For established primes, the lesson is not to mimic the visual tropes of start-ups but to internalise the underlying logic. That means treating software as a first-class citizen in communications and elevating the engineering teams that build autonomy and battle-management tools. It also means being clearer about roadmaps and iteration cycles. In parallel, companies need to explain to governments how new commercial models — from continuous delivery to performance-based logistics driven by data — can coexist with legitimate concerns around assurance, safety and oversight.

For newer entrants, the challenge is endurance. Defence remains an industry where operational credibility is earned over years, not quarters. The companies that will shape the next decade will be those that align their venture-style pace with the mission realities of long campaigns, contested logistics and coalition interoperability. Their brands will have to speak not only to early adopters in special operations units, but also to the staff officers and acquisition officials who must knit new capabilities into doctrine and force structure.

Conclusion: Code as the New Corporate Colour

Seen from the outside, the black backgrounds and coding fonts that now dominate parts of the exhibition floor might look like a short-lived fashion statement. In truth, they mark the visible edge of a deeper transformation in how defence capability is built, funded and explained. The changing face of defence branding is inseparable from the rise of software-defined warfare and from the cultural shift taking place inside the companies that enable it.
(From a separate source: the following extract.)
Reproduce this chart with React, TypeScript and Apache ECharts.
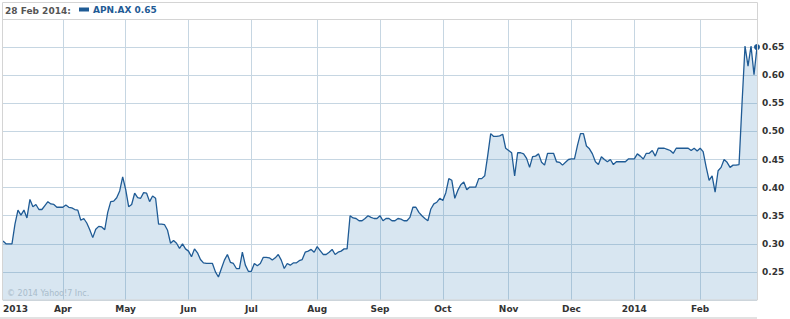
import React, { useEffect, useRef } from 'react';
import * as echarts from 'echarts';

// Tick labels at the first trading day of each month
const monthLabels = ['2013', 'Apr', 'May', 'Jun', 'Jul', 'Aug', 'Sep', 'Oct', 'Nov', 'Dec', '2014', 'Feb'];

// Daily closing prices (AUD), one array per month
const mar13 = [0.305, 0.30, 0.30, 0.30, 0.335, 0.36, 0.351, 0.36, 0.346, 0.379, 0.366, 0.37, 0.361, 0.361, 0.368, 0.375, 0.371, 0.37, 0.365, 0.365];
const apr13 = [0.365, 0.369, 0.365, 0.364, 0.361, 0.36, 0.342, 0.345, 0.337, 0.325, 0.311, 0.326, 0.331, 0.33, 0.325, 0.356, 0.375, 0.376, 0.382, 0.394, 0.419];
const may13 = [0.397, 0.366, 0.37, 0.39, 0.382, 0.381, 0.391, 0.39, 0.375, 0.385, 0.381, 0.335, 0.335, 0.334, 0.324, 0.301, 0.306, 0.301, 0.292, 0.30, 0.291];
const jun13 = [0.287, 0.277, 0.291, 0.284, 0.272, 0.266, 0.265, 0.265, 0.265, 0.25, 0.241, 0.256, 0.271, 0.281, 0.267, 0.265, 0.256, 0.256, 0.285, 0.262, 0.251];
const jul13 = [0.251, 0.265, 0.261, 0.265, 0.276, 0.276, 0.275, 0.271, 0.275, 0.281, 0.271, 0.256, 0.265, 0.262, 0.266, 0.266, 0.27, 0.272, 0.285, 0.287, 0.29, 0.285];
const aug13 = [0.295, 0.288, 0.281, 0.281, 0.285, 0.29, 0.281, 0.285, 0.287, 0.291, 0.291, 0.35, 0.346, 0.345, 0.341, 0.341, 0.345, 0.35, 0.347, 0.345, 0.345];
const sep13 = [0.35, 0.341, 0.345, 0.345, 0.341, 0.341, 0.345, 0.344, 0.341, 0.341, 0.347, 0.365, 0.365, 0.356, 0.35, 0.345, 0.341, 0.362, 0.371, 0.374, 0.381];
const oct13 = [0.377, 0.391, 0.416, 0.413, 0.381, 0.395, 0.405, 0.41, 0.396, 0.401, 0.401, 0.401, 0.416, 0.416, 0.421, 0.457, 0.496, 0.491, 0.491, 0.492, 0.495, 0.47];
const nov13 = [0.466, 0.462, 0.421, 0.462, 0.462, 0.46, 0.452, 0.436, 0.455, 0.456, 0.46, 0.445, 0.44, 0.461, 0.461, 0.461, 0.446, 0.445, 0.44, 0.445, 0.45];
const dec13 = [0.451, 0.451, 0.475, 0.496, 0.496, 0.474, 0.469, 0.46, 0.446, 0.441, 0.455, 0.45, 0.446, 0.45, 0.441, 0.446, 0.446, 0.446, 0.446, 0.451, 0.451];
const jan14 = [0.451, 0.46, 0.456, 0.451, 0.461, 0.461, 0.466, 0.456, 0.47, 0.47, 0.47, 0.468, 0.466, 0.461, 0.47, 0.47, 0.47, 0.47, 0.47, 0.466, 0.47, 0.465];
const feb14 = [0.47, 0.464, 0.437, 0.413, 0.421, 0.392, 0.43, 0.436, 0.45, 0.445, 0.436, 0.44, 0.44, 0.441, 0.55, 0.652, 0.616, 0.652, 0.601, 0.65];

const months = [mar13, apr13, may13, jun13, jul13, aug13, sep13, oct13, nov13, dec13, jan14, feb14];

const ticker = 'APN.AX';
const lastDate = '28 Feb 2014:';
const copyright = '\u00A9 2014 Yahoo!7 Inc.';

const FONT = '"DejaVu Sans", Verdana, sans-serif';
const BLUE = '#1f5b95';
const GRID = '#c6d6e2';

export default function App() {
  const ref = useRef<HTMLDivElement>(null);

  useEffect(() => {
    document.body.style.margin = '0';
    const chart = echarts.init(ref.current as HTMLDivElement, null, { renderer: 'svg' });

    const values: number[] = [];
    const starts: number[] = [];
    months.forEach((m) => {
      starts.push(values.length);
      values.push(...m);
    });
    const labelAt = new Map<number, string>();
    starts.forEach((s, k) => labelAt.set(s, monthLabels[k]));
    const categories = values.map((_, i) => String(i));
    const last = values.length - 1;

    chart.setOption({
      animation: false,
      grid: { left: 2, right: 33, top: 19, height: 281, containLabel: false },
      legend: {
        left: 79,
        top: 5,
        padding: 0,
        icon: 'rect',
        itemWidth: 10,
        itemHeight: 4,
        itemGap: 10,
        data: [{ name: ticker, icon: 'rect', itemStyle: { color: BLUE } }],
        formatter: (name: string) => `${name} ${values[last].toFixed(2)}`,
        textStyle: { fontFamily: FONT, fontSize: 9, fontWeight: 'bold', color: BLUE, padding: [0, 0, 0, -1] },
      },
      xAxis: {
        type: 'category',
        data: categories,
        boundaryGap: false,
        axisLine: { show: false },
        axisTick: { show: false },
        axisLabel: {
          interval: (i: number) => labelAt.has(i),
          formatter: (_v: string, i: number) => labelAt.get(i) ?? '',
          showMinLabel: true,
          alignMinLabel: 'left',
          margin: 4,
          fontFamily: FONT,
          fontSize: 9,
          fontWeight: 'bold',
          color: '#333333',
        },
        splitLine: {
          show: true,
          interval: (i: number) => labelAt.has(i) && i > 0,
          lineStyle: { color: GRID, width: 1 },
        },
      },
      yAxis: {
        type: 'value',
        position: 'right',
        min: 0.2,
        max: 0.7,
        interval: 0.05,
        axisLine: { show: false },
        axisTick: { show: false },
        axisLabel: {
          formatter: (v: number) => v.toFixed(2),
          showMinLabel: false,
          showMaxLabel: false,
          margin: 5,
          fontFamily: FONT,
          fontSize: 9,
          fontWeight: 'bold',
          color: '#333333',
        },
        splitLine: { show: true, lineStyle: { color: GRID, width: 1 } },
      },
      series: [
        {
          type: 'line',
          name: ticker,
          data: values,
          symbol: 'circle',
          showSymbol: true,
          showAllSymbol: true,
          symbolSize: (_v: number, p: any) => (p.dataIndex === last ? 6 : 0),
          lineStyle: { color: BLUE, width: 1.3 },
          itemStyle: { color: BLUE },
          areaStyle: { color: 'rgba(60,130,185,0.2)', opacity: 1, origin: 'start' },
          emphasis: { disabled: true },
        },
      ],
      graphic: [
        {
          type: 'rect',
          shape: { x: 2.5, y: 2.5, width: 755, height: 297.5 },
          style: { fill: 'none', stroke: '#d4d4d4', lineWidth: 1 },
          silent: true,
          z: 10,
        },
        {
          type: 'line',
          shape: { x1: 2.5, y1: 19.5, x2: 757.5, y2: 19.5 },
          style: { stroke: '#d4d4d4', lineWidth: 1 },
          silent: true,
          z: 10,
        },
        {
          type: 'rect',
          shape: { x: 0, y: 317, width: 757, height: 2 },
          style: { fill: '#e2e2e2' },
          silent: true,
        },
        {
          type: 'text',
          left: 5,
          top: 6,
          style: { text: lastDate, fontFamily: FONT, fontSize: 9, fontWeight: 'bold', fill: '#555555' },
          silent: true,
        },
        {
          type: 'text',
          left: 7,
          top: 289,
          style: { text: copyright, fontFamily: FONT, fontSize: 8, fill: '#a9bccb' },
          silent: true,
          z: 10,
        },
      ],
    });

    return () => chart.dispose();
  }, []);

  return <div ref={ref} style={{ width: 790, height: 319 }} />;
}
As conflicts modernise, the firms most likely to thrive will be those that think and act like high-performance software companies while still meeting the exacting standards of the defence enterprise. They must move fast, adapt, iterate and remain accountable. In that sense, the future of defence communication will be written in code as much as in copy. The brands that endure will be those where the visual language of tech is matched by real, repeatable delivery for the warfighter.